Items listed in a dataset
════

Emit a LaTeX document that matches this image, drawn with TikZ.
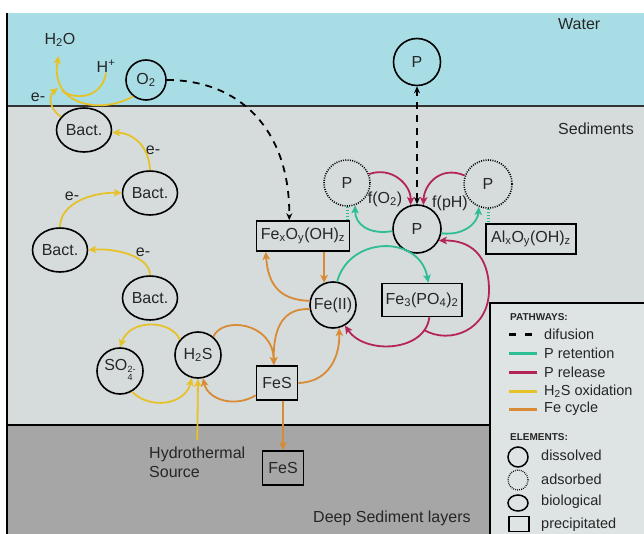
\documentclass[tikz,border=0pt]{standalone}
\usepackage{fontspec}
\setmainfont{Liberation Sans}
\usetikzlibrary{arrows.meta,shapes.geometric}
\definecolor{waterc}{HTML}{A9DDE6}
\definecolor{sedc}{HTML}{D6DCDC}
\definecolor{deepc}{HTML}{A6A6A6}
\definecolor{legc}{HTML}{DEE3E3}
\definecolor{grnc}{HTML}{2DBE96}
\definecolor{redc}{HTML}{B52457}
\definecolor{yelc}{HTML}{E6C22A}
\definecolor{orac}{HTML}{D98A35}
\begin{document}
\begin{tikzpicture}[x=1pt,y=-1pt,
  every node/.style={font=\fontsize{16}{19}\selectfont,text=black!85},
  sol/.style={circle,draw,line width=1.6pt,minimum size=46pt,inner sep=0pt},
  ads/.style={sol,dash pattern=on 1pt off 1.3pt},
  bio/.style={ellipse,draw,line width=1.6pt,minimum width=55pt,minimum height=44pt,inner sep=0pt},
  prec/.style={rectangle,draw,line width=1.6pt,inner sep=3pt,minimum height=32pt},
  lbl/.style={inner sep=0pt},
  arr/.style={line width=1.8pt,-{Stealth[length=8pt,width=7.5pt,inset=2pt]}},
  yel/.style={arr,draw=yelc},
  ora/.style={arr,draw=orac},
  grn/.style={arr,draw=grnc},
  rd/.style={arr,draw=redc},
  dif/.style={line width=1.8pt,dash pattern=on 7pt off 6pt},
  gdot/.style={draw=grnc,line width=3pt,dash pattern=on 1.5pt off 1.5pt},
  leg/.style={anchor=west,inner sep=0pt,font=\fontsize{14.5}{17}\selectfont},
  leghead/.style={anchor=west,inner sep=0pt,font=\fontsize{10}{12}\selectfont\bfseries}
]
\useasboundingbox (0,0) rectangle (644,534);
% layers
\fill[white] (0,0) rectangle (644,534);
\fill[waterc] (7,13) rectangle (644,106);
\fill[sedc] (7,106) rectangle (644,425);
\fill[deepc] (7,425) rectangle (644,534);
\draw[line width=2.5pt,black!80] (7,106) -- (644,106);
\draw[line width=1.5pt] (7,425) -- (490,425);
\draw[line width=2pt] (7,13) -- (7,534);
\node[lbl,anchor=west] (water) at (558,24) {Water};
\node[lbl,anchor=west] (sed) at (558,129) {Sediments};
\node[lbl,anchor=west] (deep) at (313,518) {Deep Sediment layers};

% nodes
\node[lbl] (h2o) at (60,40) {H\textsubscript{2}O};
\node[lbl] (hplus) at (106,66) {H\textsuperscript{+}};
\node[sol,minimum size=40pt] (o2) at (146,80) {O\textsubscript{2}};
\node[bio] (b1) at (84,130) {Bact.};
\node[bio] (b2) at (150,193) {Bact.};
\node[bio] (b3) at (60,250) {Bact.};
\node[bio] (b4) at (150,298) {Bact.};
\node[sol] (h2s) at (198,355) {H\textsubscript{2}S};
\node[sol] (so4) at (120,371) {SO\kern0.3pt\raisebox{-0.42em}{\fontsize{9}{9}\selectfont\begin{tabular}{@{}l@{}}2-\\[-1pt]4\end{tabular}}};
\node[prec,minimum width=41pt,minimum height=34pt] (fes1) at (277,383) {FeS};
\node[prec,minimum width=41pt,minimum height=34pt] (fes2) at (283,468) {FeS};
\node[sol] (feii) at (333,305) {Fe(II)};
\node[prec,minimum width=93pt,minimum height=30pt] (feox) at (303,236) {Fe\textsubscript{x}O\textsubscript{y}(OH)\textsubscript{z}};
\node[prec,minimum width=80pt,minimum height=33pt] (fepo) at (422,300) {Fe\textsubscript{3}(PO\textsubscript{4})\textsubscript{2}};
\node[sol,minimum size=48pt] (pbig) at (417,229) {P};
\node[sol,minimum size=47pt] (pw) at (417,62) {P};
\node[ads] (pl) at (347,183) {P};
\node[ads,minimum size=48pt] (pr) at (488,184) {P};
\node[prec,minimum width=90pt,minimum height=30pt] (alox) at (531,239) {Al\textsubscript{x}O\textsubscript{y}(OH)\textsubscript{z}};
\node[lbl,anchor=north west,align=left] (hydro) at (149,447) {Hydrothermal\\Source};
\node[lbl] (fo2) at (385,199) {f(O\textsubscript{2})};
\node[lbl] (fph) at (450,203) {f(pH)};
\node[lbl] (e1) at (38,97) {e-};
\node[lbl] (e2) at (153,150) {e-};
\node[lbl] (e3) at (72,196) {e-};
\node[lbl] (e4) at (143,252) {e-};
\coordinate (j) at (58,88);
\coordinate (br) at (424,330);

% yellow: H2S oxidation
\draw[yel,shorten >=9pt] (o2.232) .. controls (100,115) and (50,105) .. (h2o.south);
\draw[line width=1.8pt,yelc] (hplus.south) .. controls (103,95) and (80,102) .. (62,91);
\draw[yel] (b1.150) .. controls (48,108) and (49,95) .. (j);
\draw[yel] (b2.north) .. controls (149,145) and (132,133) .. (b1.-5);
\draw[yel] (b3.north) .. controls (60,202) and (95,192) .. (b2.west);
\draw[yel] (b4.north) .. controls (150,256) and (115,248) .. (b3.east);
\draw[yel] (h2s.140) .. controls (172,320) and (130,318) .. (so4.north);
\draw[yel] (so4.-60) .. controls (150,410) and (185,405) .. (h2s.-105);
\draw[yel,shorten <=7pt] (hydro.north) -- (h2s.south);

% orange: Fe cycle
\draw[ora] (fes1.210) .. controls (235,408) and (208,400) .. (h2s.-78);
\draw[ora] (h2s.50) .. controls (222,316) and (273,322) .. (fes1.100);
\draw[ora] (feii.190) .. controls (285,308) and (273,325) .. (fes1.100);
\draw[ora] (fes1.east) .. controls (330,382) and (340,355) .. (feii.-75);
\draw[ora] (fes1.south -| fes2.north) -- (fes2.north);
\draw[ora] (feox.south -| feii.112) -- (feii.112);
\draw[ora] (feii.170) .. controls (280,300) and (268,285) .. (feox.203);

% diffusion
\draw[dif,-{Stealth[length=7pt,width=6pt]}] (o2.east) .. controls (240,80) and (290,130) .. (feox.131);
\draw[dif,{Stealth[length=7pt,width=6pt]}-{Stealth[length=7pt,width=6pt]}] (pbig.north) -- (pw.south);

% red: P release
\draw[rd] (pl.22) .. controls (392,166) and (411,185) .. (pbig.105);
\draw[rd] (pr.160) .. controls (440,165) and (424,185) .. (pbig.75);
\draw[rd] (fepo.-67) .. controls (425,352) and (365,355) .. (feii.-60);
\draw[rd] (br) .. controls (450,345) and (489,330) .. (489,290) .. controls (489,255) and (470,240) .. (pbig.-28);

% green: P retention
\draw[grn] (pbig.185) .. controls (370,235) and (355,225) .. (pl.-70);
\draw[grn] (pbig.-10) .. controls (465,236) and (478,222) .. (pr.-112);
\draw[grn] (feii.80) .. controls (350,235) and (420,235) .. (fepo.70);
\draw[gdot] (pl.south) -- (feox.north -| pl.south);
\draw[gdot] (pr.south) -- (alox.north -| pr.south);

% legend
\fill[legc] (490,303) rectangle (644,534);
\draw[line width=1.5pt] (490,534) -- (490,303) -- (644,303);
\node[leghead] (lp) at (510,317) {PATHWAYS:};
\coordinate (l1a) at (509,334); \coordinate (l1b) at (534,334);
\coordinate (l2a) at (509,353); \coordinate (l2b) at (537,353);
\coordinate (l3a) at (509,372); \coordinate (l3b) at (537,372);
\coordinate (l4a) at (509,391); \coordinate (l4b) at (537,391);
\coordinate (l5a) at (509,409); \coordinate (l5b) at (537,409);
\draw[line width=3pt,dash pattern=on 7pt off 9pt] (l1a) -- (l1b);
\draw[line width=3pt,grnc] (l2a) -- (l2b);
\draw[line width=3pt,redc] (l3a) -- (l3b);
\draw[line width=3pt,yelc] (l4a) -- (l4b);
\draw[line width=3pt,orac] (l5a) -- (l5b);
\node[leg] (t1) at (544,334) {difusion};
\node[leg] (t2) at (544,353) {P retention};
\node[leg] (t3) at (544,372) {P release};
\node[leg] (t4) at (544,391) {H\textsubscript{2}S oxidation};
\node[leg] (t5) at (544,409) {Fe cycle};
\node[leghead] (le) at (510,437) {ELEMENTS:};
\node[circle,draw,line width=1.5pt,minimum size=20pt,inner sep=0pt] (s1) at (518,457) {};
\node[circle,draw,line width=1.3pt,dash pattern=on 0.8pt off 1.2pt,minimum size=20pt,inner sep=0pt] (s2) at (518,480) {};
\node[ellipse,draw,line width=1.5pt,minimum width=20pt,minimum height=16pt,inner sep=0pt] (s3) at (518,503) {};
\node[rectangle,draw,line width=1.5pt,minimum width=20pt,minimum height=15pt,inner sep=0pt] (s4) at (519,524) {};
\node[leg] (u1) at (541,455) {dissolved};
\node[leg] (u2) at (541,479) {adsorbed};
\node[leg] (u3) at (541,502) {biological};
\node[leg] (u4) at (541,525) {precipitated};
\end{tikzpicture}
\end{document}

════

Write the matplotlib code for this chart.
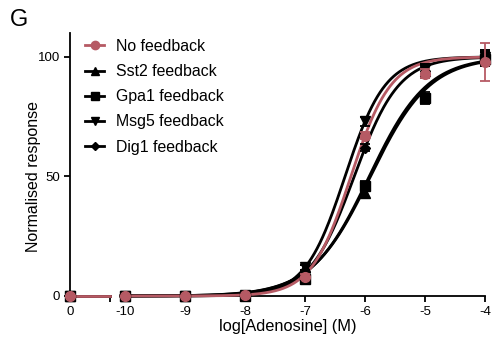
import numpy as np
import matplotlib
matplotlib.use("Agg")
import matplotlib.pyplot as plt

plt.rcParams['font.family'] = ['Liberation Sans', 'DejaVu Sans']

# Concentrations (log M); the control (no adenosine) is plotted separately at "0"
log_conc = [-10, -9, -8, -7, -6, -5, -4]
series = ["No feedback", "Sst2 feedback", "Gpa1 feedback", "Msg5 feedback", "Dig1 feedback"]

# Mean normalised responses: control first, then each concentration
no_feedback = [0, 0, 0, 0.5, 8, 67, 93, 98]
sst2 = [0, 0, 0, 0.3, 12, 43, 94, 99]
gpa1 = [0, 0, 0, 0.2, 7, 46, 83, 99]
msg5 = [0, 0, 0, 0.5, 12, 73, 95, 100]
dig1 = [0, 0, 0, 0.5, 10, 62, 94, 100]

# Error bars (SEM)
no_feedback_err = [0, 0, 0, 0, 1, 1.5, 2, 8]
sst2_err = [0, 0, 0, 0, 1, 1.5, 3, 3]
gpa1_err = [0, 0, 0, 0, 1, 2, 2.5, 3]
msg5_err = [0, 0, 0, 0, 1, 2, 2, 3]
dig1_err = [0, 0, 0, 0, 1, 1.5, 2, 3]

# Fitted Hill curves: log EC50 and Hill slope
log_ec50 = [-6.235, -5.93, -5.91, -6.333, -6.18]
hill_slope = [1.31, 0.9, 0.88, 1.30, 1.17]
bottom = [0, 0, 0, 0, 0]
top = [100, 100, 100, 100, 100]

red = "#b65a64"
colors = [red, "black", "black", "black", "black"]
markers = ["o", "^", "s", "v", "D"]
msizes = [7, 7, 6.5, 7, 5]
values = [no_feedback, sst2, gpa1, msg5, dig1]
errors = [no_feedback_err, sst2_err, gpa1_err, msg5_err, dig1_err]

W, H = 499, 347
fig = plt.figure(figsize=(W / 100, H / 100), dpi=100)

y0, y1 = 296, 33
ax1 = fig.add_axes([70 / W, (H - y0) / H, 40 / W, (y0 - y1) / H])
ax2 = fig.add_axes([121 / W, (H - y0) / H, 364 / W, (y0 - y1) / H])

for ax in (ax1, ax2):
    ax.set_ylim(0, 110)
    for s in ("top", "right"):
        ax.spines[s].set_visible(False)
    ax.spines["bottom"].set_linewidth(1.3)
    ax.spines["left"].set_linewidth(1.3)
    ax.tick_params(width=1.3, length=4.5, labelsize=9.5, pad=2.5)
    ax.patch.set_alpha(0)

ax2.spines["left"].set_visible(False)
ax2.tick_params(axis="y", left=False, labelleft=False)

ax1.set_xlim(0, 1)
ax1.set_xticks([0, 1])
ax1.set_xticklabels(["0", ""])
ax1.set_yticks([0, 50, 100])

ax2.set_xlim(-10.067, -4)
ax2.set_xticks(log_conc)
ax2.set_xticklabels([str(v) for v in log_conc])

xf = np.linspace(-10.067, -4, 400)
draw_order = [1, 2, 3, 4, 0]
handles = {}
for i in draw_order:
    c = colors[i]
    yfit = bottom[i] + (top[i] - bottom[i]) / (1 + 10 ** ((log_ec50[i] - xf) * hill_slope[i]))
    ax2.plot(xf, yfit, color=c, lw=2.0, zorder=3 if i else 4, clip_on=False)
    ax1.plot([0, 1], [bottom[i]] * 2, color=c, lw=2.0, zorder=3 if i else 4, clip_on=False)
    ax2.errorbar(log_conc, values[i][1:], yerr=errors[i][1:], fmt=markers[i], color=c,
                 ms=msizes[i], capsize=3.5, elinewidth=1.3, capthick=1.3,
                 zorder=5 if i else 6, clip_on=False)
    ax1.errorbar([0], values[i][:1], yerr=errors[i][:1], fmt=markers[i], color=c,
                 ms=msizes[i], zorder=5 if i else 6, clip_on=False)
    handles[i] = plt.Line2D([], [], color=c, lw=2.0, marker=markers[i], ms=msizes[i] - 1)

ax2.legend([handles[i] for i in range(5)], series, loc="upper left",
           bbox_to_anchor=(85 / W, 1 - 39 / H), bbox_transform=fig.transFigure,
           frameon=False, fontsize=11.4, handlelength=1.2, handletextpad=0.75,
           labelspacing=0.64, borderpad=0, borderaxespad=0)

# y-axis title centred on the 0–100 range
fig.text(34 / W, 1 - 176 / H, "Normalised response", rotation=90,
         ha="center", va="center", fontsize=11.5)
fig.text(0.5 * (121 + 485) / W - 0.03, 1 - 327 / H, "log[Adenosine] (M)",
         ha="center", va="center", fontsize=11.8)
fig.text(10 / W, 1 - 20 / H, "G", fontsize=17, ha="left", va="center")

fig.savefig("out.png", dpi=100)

════

* STATED TASK *
Give back only a number, the number of lines where the string "this" occurs.

* WRITTEN REPLY *
2